▸ **Directions**
Only the lines holding the string "Reproduce" are needed. Copy each one.

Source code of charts
■ ■ ■ ■ ■ ■ ■

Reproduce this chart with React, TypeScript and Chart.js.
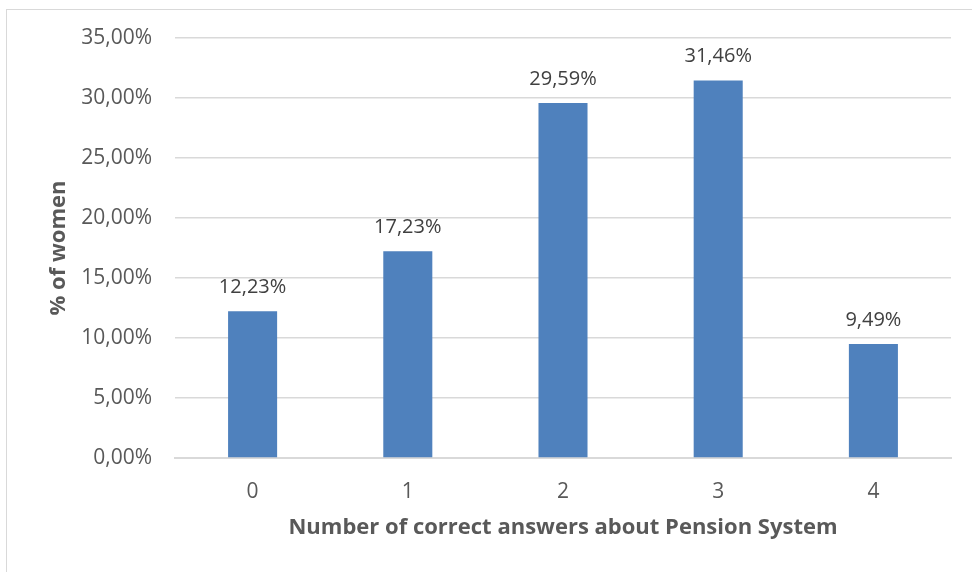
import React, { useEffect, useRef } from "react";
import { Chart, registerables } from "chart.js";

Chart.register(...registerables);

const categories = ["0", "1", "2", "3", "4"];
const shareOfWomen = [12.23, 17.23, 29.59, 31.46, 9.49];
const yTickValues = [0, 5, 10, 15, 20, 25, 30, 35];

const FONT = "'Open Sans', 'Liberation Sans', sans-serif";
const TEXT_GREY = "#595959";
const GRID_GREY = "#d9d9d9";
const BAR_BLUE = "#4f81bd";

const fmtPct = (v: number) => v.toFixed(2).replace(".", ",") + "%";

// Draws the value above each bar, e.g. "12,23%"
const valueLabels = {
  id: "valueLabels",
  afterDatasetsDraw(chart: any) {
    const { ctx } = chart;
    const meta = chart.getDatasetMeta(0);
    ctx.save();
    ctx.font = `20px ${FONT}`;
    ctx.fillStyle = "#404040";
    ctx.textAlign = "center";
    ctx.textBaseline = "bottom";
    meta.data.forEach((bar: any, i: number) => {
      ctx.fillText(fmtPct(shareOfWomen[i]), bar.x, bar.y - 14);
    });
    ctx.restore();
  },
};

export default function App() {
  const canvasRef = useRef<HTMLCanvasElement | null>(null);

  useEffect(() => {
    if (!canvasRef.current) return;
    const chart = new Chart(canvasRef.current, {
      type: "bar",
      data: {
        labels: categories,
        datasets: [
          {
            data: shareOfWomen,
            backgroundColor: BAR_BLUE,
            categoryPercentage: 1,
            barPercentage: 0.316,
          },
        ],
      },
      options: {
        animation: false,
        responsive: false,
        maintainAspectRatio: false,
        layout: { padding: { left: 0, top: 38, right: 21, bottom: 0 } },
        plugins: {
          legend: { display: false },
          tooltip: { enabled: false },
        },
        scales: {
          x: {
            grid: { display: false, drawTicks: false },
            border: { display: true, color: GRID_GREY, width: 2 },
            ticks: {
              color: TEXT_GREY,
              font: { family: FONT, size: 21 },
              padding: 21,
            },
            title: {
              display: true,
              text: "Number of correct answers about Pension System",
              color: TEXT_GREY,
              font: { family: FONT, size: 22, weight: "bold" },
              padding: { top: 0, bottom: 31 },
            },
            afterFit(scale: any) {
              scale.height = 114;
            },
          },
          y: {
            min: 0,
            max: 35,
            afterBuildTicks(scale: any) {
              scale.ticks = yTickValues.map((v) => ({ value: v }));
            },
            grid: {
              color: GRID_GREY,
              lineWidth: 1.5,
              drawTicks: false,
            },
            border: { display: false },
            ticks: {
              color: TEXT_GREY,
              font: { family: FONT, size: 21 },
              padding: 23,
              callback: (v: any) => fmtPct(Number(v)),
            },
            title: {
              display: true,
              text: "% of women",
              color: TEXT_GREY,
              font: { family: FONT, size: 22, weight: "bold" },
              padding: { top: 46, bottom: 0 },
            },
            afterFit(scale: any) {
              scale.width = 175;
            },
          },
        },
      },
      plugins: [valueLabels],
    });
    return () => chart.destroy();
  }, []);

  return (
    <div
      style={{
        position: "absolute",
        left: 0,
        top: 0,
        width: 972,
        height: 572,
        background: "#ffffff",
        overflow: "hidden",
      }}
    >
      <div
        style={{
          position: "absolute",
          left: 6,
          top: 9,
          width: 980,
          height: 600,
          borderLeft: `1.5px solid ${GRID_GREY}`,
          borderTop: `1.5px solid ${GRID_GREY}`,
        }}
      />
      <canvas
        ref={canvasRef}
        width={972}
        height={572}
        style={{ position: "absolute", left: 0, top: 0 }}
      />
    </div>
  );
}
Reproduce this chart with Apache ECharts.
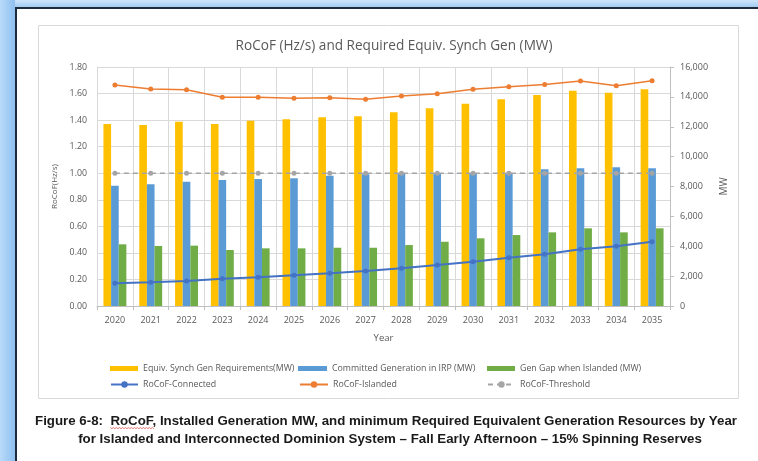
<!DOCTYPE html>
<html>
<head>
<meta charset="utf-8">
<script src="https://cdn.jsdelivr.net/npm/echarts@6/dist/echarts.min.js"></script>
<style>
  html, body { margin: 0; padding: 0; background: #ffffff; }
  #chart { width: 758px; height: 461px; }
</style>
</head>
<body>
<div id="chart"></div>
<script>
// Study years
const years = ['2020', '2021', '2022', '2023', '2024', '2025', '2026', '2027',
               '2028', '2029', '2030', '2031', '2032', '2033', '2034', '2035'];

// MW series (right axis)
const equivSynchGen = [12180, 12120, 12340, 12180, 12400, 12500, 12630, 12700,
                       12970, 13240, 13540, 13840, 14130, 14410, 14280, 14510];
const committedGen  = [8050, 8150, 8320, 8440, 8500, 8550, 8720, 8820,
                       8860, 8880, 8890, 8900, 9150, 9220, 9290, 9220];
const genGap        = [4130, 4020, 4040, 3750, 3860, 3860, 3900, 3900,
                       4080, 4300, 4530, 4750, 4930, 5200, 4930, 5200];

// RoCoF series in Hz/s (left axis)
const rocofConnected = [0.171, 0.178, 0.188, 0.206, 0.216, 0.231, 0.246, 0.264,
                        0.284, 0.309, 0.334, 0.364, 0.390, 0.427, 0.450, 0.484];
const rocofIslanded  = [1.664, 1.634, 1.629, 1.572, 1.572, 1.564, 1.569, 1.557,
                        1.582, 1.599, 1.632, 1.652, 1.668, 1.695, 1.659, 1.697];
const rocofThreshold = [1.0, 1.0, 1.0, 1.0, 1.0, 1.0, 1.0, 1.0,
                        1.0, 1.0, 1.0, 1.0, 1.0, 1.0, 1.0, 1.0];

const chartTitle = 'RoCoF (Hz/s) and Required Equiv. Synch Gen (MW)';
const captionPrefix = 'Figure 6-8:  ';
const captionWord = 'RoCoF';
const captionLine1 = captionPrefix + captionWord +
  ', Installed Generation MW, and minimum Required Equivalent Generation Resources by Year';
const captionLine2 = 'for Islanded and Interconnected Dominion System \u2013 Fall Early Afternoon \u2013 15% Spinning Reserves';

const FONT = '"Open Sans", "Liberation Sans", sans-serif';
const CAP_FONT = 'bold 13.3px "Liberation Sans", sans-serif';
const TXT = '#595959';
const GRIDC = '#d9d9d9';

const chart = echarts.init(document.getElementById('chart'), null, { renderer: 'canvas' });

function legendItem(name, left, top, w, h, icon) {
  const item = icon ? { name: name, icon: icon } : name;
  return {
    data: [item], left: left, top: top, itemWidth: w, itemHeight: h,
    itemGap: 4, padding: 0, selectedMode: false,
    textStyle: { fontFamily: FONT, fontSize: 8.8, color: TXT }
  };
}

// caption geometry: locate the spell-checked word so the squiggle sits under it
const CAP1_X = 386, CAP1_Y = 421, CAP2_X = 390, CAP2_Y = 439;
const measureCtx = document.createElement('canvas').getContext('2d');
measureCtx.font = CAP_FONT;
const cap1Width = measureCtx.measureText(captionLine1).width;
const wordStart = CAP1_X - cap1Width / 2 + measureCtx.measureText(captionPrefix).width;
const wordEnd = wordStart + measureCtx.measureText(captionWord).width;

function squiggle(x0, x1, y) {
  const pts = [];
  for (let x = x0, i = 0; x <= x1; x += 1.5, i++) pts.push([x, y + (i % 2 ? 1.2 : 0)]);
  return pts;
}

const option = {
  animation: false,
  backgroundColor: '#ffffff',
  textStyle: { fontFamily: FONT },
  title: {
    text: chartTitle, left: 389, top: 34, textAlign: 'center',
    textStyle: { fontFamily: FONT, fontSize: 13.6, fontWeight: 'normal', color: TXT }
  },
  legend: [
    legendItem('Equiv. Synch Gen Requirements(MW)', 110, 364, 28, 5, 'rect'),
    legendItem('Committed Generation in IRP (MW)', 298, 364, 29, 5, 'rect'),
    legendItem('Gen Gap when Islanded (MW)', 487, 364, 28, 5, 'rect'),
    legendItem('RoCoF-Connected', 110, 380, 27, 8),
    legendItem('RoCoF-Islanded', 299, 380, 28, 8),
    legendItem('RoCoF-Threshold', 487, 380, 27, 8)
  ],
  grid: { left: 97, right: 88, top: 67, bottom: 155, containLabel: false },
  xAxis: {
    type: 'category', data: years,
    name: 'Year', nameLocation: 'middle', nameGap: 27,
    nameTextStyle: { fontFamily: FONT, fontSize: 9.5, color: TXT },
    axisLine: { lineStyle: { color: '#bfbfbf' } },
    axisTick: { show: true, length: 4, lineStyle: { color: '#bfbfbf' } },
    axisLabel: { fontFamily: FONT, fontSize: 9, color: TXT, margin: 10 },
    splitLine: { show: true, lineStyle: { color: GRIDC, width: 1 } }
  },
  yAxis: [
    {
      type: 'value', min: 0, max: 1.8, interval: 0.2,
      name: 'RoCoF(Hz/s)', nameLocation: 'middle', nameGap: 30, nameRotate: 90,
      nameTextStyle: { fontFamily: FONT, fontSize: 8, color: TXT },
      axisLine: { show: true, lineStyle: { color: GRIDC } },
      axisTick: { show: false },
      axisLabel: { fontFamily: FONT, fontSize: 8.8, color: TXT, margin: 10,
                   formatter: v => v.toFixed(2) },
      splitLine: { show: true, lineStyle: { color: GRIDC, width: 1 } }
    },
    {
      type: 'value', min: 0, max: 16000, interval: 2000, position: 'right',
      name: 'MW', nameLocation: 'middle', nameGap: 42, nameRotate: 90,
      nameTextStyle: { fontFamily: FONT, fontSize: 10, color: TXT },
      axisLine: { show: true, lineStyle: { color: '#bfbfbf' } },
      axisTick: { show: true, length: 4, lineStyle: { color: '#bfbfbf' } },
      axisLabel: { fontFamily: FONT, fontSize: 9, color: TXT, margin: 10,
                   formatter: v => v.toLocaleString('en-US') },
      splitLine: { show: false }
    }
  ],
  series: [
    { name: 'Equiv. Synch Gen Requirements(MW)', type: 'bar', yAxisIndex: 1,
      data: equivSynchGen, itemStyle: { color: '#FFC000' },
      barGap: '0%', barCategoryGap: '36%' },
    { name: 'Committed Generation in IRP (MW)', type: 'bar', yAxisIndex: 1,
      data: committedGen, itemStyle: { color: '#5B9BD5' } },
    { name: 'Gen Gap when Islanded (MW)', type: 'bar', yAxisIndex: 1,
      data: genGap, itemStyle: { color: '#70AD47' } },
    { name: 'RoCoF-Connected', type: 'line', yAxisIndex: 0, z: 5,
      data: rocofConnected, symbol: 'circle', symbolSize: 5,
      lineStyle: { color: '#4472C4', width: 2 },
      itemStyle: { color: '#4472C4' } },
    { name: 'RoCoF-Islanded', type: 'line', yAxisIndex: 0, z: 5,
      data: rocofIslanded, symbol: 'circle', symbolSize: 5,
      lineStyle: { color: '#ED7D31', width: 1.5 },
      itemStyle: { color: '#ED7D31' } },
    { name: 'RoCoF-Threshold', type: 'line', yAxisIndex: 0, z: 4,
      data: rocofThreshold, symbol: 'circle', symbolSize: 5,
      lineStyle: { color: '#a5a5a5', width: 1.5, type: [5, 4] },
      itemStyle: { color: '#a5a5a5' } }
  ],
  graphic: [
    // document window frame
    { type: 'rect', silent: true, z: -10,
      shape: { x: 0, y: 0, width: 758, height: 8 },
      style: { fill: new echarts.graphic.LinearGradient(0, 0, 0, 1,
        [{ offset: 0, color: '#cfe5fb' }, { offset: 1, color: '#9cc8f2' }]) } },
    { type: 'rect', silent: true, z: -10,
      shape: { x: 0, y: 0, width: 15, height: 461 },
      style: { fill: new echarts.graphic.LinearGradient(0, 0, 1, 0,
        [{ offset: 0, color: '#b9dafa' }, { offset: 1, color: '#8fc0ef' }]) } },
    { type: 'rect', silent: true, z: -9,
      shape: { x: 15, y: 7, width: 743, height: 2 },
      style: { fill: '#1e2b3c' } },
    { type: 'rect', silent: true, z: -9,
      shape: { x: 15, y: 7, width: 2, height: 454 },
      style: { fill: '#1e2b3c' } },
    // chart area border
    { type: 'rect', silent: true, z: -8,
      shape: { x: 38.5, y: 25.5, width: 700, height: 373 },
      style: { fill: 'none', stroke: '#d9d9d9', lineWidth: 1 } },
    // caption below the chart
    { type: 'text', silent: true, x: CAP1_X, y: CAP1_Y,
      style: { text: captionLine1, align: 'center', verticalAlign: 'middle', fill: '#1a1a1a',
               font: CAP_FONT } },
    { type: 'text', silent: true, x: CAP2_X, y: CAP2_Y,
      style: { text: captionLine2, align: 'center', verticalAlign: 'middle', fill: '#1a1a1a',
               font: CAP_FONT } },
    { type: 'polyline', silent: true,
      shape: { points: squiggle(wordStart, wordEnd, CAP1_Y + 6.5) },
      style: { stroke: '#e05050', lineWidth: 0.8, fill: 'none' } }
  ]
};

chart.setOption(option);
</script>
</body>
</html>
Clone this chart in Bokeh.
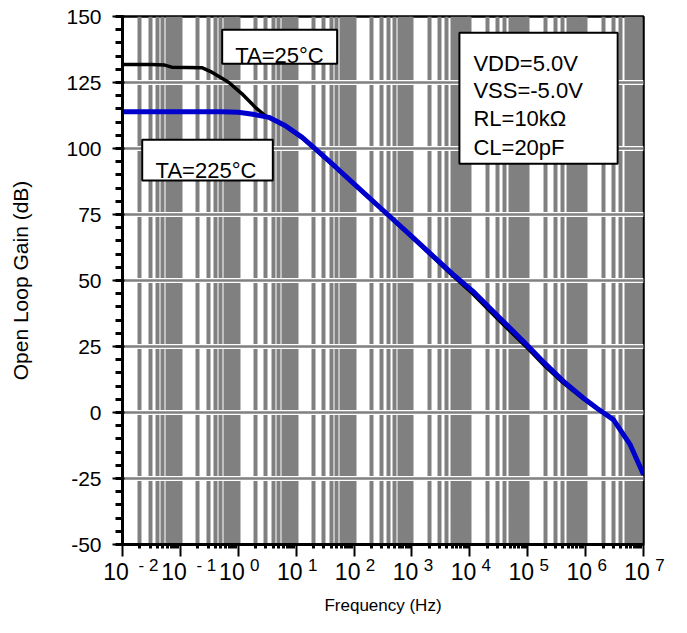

■ ■ ■ ■ ■ ■ ■

▸ **Solution to the exercise**
Reproduce this chart with React, TypeScript and Chart.js.
Reproduce this chart with Apache ECharts.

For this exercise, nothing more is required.